Script 1 reads through a large log file (standard Apache htaccess log) and filters out lines based on a specific pattern, putting them in a new file:

$workingdate = [today's date as yymmdd ]
Get-Content "completelog-$workingdate.log" -ReadCount 200000 | 
foreach {
     $_ -match "(/(jsummit|popin|esa)/)" | 
     Add-Content "D:\logs\filteredlog-$workingdate.log"
}

Script 2 then goes through the new file and looks at the first ten characters from each line, which contain standard date as yyyy-mm-dd. It copies that line into a new file by the name targetfile-ddmmyy.log, where the date is based on the actual date from the line:

$file = "filtered-$workingdate.log" (where $workingdate is today's date as yymmdd)
$streamReader = New-Object System.IO.StreamReader -Arg "$file"
while($line = $streamReader.ReadLine()){
    $targetdate = $([datetime]::ParseExact($line.Substring(0,10), 'yyyy-mm-dd', $null).ToString('yymmdd'))
    $targetfile = "targetfile-$targetdate.log"
    $line | Add-Content $targetfile
}

Separetely, these two work well, but since my log file is over 20GB, I'd like to cut down on the time it takes to go through these logs (twice).


Solution

  • You could work with each matched line and skip creating the intermediate file.

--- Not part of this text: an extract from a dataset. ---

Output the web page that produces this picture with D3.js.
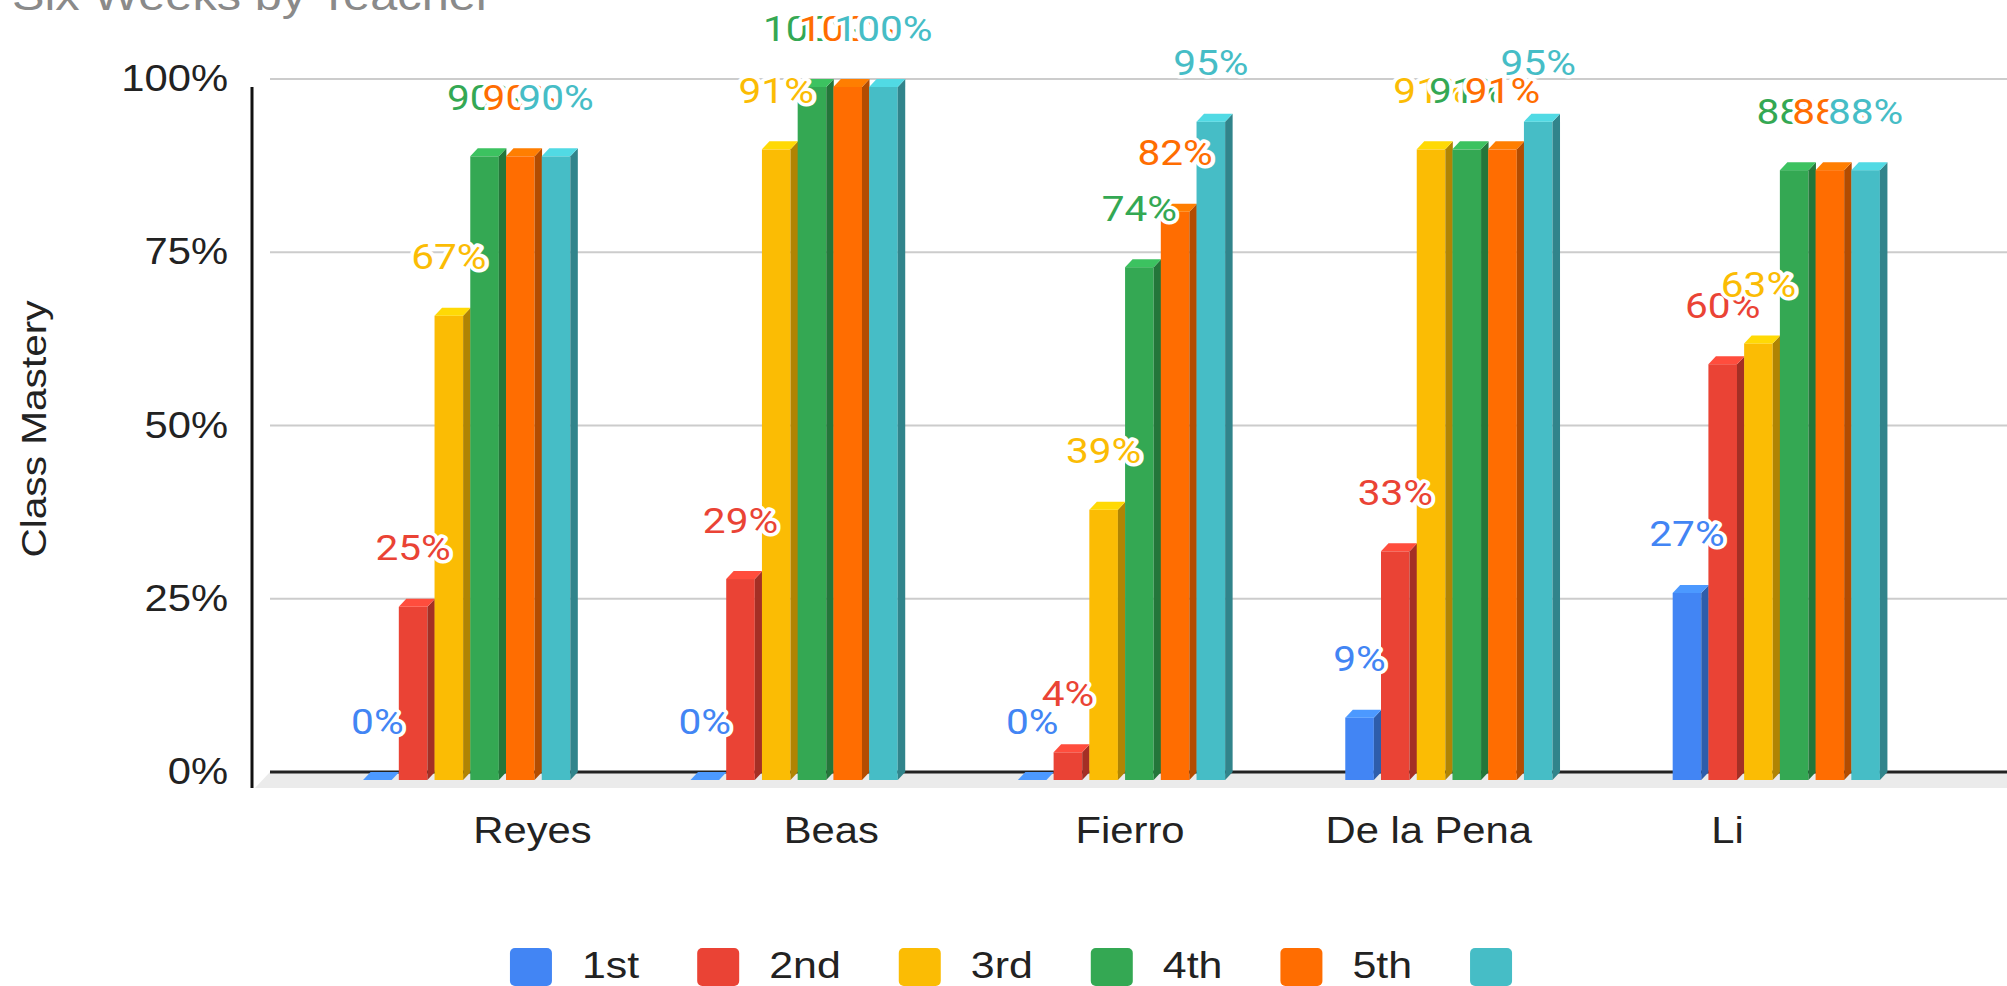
<!DOCTYPE html>
<html>
<head>
<meta charset="utf-8">
<script src="https://cdn.jsdelivr.net/npm/d3@7"></script>
<style>
  body { margin: 0; background: #fff; }
  svg { display: block; }
</style>
</head>
<body>
<div id="chart"></div>
<script>
// Class mastery by teacher, one series per six-weeks period
const teachers = ['Reyes', 'Beas', 'Fierro', 'De la Pena', 'Li'];
const periods = ['1st', '2nd', '3rd', '4th', '5th', ''];
const periodColors = ['#4285F4', '#EA4335', '#FBBC04', '#34A853', '#FF6D01', '#46BDC6'];

const period1 = [0, 0, 0, 9, 27];
const period2 = [25, 29, 4, 33, 60];
const period3 = [67, 91, 39, 91, 63];
const period4 = [90, 100, 74, 91, 88];
const period5 = [90, 100, 82, 91, 88];
const period6 = [90, 100, 95, 95, 88];
const seriesValues = [period1, period2, period3, period4, period5, period6];

const yTicks = [0, 25, 50, 75, 100];

const chartTitle = 'Six Weeks by Teacher';
const yTitle = 'Class Mastery';

function drawChart() {
  const width = 2007;
  const height = 986;
  const stretch = 1.16;          // reference text is drawn a bit wide
  const dx = 7.5, dy = 8;        // 3D depth offset of bars
  const axisFont = '"Liberation Sans", Arial, sans-serif';

  const svg = d3.select('#chart')
    .append('svg')
    .attr('width', width)
    .attr('height', height);

  // scales
  const y = d3.scaleLinear().domain([0, 100]).range([772, 79]);
  const x0 = d3.scaleBand()
    .domain(teachers)
    .range([303, 1940])
    .paddingInner(0.367)
    .paddingOuter(0.1835);
  const x1 = d3.scaleBand()
    .domain(d3.range(periods.length))
    .range([0, x0.bandwidth()])
    .paddingInner(0.2);
  const xLabel = d3.scalePoint().domain(teachers).range([532, 1727]);

  const y0 = y(0);

  // widen text horizontally, keeping its anchor
  function widen(sel) {
    sel.each(function() {
      const t = d3.select(this);
      const x = +t.attr('x') || 0;
      t.attr('x', x / stretch).attr('transform', `scale(${stretch},1)`);
    });
  }

  // title (cut off at the top in the reference)
  svg.append('text')
    .attr('transform', `translate(12,10) scale(${stretch},1)`)
    .style('font-family', axisFont)
    .style('font-size', '42px')
    .attr('fill', '#8a8a8a')
    .text(chartTitle);

  // floor
  svg.append('polygon')
    .attr('points', [[270, y0], [width, y0], [width, y0 + 16], [255, y0 + 16]].join(' '))
    .attr('fill', '#ebebeb');

  // gridlines
  svg.append('g')
    .selectAll('line')
    .data(yTicks.filter(d => d > 0))
    .join('line')
    .attr('x1', 270)
    .attr('x2', width)
    .attr('y1', d => y(d))
    .attr('y2', d => y(d))
    .attr('stroke', '#cccccc')
    .attr('stroke-width', 2);

  // baseline
  svg.append('line')
    .attr('x1', 270)
    .attr('x2', width)
    .attr('y1', y0)
    .attr('y2', y0)
    .attr('stroke', '#222')
    .attr('stroke-width', 3);

  // y axis
  const yAxis = svg.append('g')
    .attr('transform', 'translate(252,0)')
    .call(d3.axisLeft(y).tickValues(yTicks).tickSize(0).tickPadding(24).tickFormat(d => d + '%'));
  yAxis.select('.domain').remove();
  yAxis.selectAll('text')
    .style('font-family', axisFont)
    .style('font-size', '36px')
    .attr('fill', '#222')
    .call(widen);

  svg.append('line')
    .attr('x1', 252)
    .attr('x2', 252)
    .attr('y1', y(100) + dy)
    .attr('y2', y0 + 16)
    .attr('stroke', '#111')
    .attr('stroke-width', 3);

  svg.append('text')
    .attr('transform', `translate(46,429) rotate(-90) scale(${stretch},1)`)
    .attr('text-anchor', 'middle')
    .style('font-family', axisFont)
    .style('font-size', '35px')
    .attr('fill', '#222')
    .text(yTitle);

  // x axis labels
  const xAxis = svg.append('g')
    .attr('transform', 'translate(0,817)')
    .call(d3.axisBottom(xLabel).tickSize(0).tickPadding(0));
  xAxis.select('.domain').remove();
  xAxis.selectAll('text')
    .style('font-family', axisFont)
    .style('font-size', '36px')
    .attr('fill', '#222')
    .call(widen);

  // flat list of bars
  const bars = [];
  teachers.forEach((t, ti) => {
    seriesValues.forEach((vals, si) => {
      bars.push({ teacher: t, series: si, value: vals[ti] });
    });
  });

  const bw = x1.bandwidth();
  const barX = d => x0(d.teacher) + x1(d.series);

  const barG = svg.append('g')
    .selectAll('g')
    .data(bars)
    .join('g');

  // front face
  barG.append('rect')
    .attr('x', d => barX(d))
    .attr('y', d => y(d.value) + dy)
    .attr('width', bw)
    .attr('height', d => y0 - y(d.value))
    .attr('fill', d => periodColors[d.series]);

  // side face
  barG.append('polygon')
    .attr('points', d => {
      const bx = barX(d), yv = y(d.value);
      return [[bx + bw, yv + dy], [bx + bw + dx, yv], [bx + bw + dx, y0], [bx + bw, y0 + dy]].join(' ');
    })
    .attr('fill', d => d3.color(periodColors[d.series]).darker(1));

  // top face
  barG.append('polygon')
    .attr('points', d => {
      const bx = barX(d), yv = y(d.value);
      return [[bx, yv + dy], [bx + dx, yv], [bx + bw + dx, yv], [bx + bw, yv + dy]].join(' ');
    })
    .attr('fill', d => d3.color(periodColors[d.series]).brighter(0.4));

  // value labels, one series at a time so later ones sit on top
  const labelG = svg.append('g');
  periods.forEach((p, si) => {
    labelG.append('g')
      .selectAll('text')
      .data(bars.filter(d => d.series === si))
      .join('text')
      .attr('transform', d => `translate(${barX(d) + bw / 2},${y(d.value) - 38.5}) scale(${stretch},1)`)
      .attr('text-anchor', 'middle')
      .style('font-family', 'Roboto, "Liberation Sans", sans-serif')
      .style('font-size', '35px')
      .attr('fill', periodColors[si])
      .attr('stroke', '#fff')
      .attr('stroke-width', 7)
      .attr('stroke-linejoin', 'round')
      .attr('paint-order', 'stroke')
      .text(d => d.value + '%');
  });

  // legend
  const legend = svg.append('g');
  const swatch = 42, swatchGap = 30, itemGap = 58;
  let cursor = 0;
  periods.forEach((p, i) => {
    const item = legend.append('g').attr('transform', `translate(${cursor},0)`);
    item.append('rect')
      .attr('x', 0)
      .attr('y', 948)
      .attr('width', swatch)
      .attr('height', 38)
      .attr('rx', 5)
      .attr('fill', periodColors[i]);
    const label = item.append('text')
      .attr('transform', `translate(${swatch + swatchGap},978) scale(${stretch},1)`)
      .style('font-family', axisFont)
      .style('font-size', '37px')
      .attr('fill', '#222')
      .text(p);
    const tw = p ? label.node().getComputedTextLength() * stretch : 0;
    cursor += p ? swatch + swatchGap + tw + itemGap : swatch;
  });
  legend.attr('transform', `translate(${1011 - cursor / 2},0)`);
}

drawChart();
</script>
</body>
</html>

    (Get-Content "completelog-$workingdate.log" -ReadCount 200000) | 
    %{ $_ } | ?{ $_ -match $REGEX } | %{
        $targetdate = '{0:yyMMdd}' -f $(Get-Date $_.Substring(0,10));
        $_ | Add-Content "targetfile-$targetdate.log"
    }
    

    Although I am not sure this will improve overall performance. Testing this on a 5MB file took about 100 seconds.